Mühsam erhaltenes Grün: Luftaufnahme des Golfplatzes am Hufeisensee vom September 2018. (Foto: jr/Archiv)

ergänzt Grünen-Stadtrat Wolfgang Aldag und fordert die Stadt auf, dem Golfplatz keine Sondergenehmigung zum Wasserzapfen mehr zu erteilen. Grünen-Fraktionsvorsitzende Inés Brock kritisierte die Stadtverwaltung, weil die im Stadtrat trotz Nachfrage der Grünen keine Auskunft zur Thematik erteilt habe. Brock weiter: „Andere Gemeinden untersagen wegen der Trockenheit die Wasserentnahme aus Gewässern – in Halle macht man das Gegenteil und erteilt Sondergenehmigungen, die über das bisher genehmigte Maß hinausgehen. Damit sollte angesichts der aktuellen Situation Schluss sein.“

Der Golfplatz noch halbwegs grün, rundherum vertrocknete Landschaft. (Foto: xkn)

Der Hufeisensee hat keinen natürlichen oberirdischen Zufluss. Er wird im Wesentlichen aus Grundwasser gespeist. Bereits voriges Jahr hatte der Golfplatz mehr Wasser aus dem See gezogen, als ursprünglich genehmigt. Erlaubt sind normalerweise 42.000 Kubikmeter pro Jahr. Wie viel der Golfplatz 2018 letztlich gezogen hat, ist offen. Die Stadt erteilte zweimal eine Sondergenehmigung. Aufschlussreicher die Zahlen für 2019: Bereits jetzt liegt der Zählerstand bei 47.000 Kubikmetern, also 12 Prozent über dem erlaubten Jahresmaximum, Die Sondergenehmigung umfasst nun noch einmal zusätzlich 61.000 Kubikmeter. Die entnommene Wassermenge läge dann bei 257 Prozent dessen, was ursprünglich genehmigt worden war. Rund 1,6 Prozent des Hufeisensees würden dann 2019 auf den Golfplatz gepumpt.
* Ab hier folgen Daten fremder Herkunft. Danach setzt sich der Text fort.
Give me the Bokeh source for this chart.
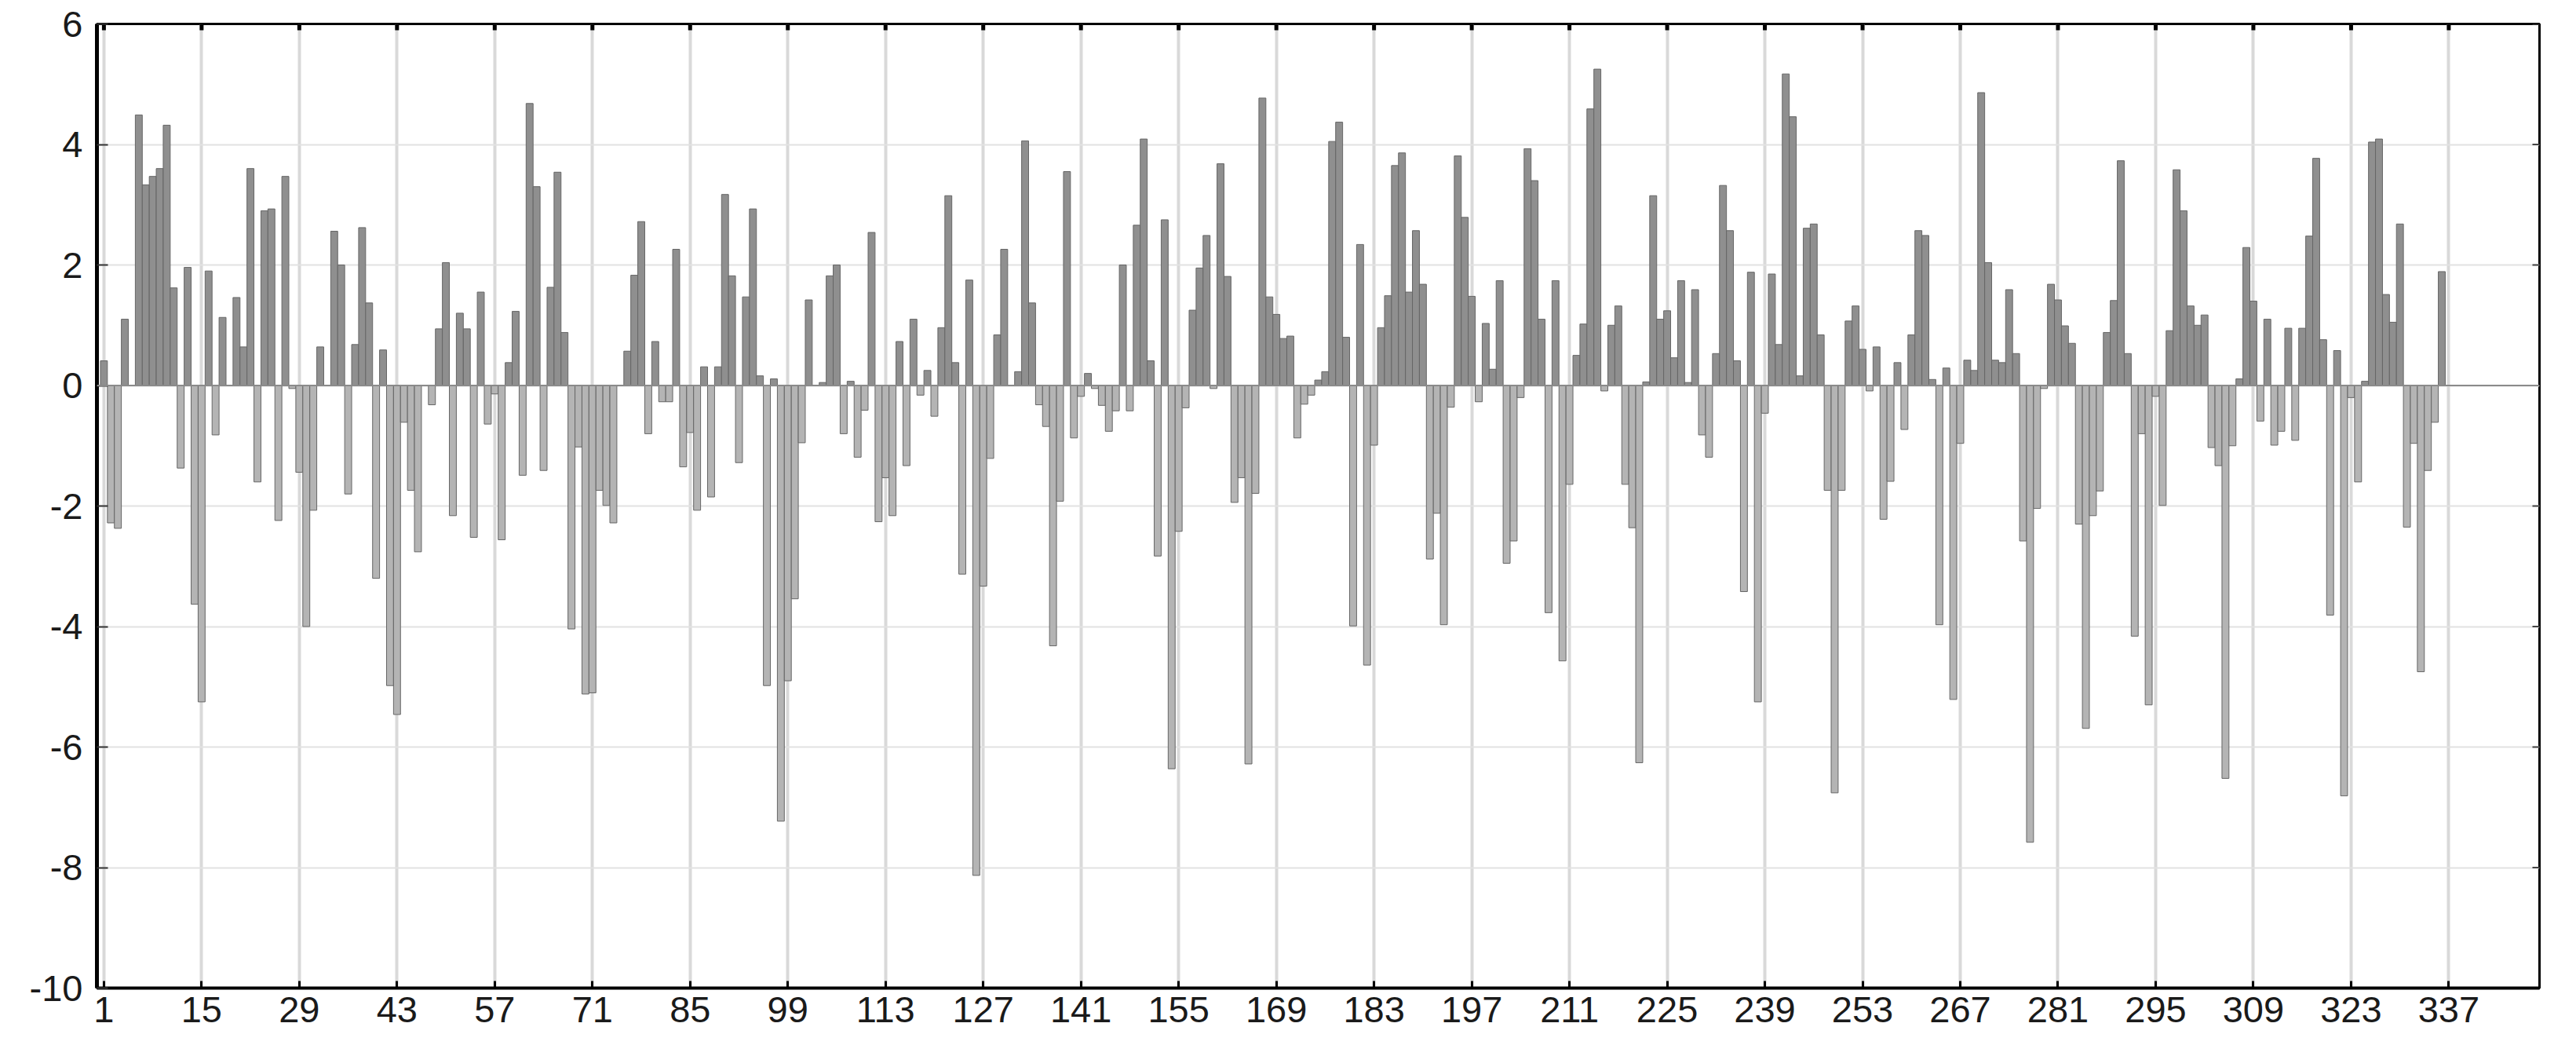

Der Golfplatz noch halbwegs grün, rundherum vertrocknete Landschaft. (Foto: xkn)

„Wir brauchen das Wasser“, so Investor Norbert Labuschke gegenüber der Mitteldeutschen Zeitung, „um die Vegetation und den wertvollen Spezialrasen zu erhalten.“ Man mache nichts kaputt, wenn man lediglich zwei Prozent des Sees entnehme. Johannemann sekundiert: Die natürliche Verdunstung des Sees liege vier- bis fünfmal höher als der Wasserverlust durch die Entnahme.

Oberbürgermeister Bernd Wiegand hat kürzlich mehrfach betont, in Halle bestehe kein Anlass, von Wasserknappheit auszugehen. So sieht die Stadtverwaltung bisher auch keinen Grund, die Entnahme von Wasser aus Gewässern für die Allgemeinheit einzuschränken. Andere Kommunen haben inzwischen entsprechende Verbote erlassen, zum Beispiel in der Altmark. Der Grund dort sind die niedrigen Grundwasserpegel. In der Altmark liegen sie derzeit 50 Zentimeter unter normal. In Halle sind es minus 60 Zentimeter.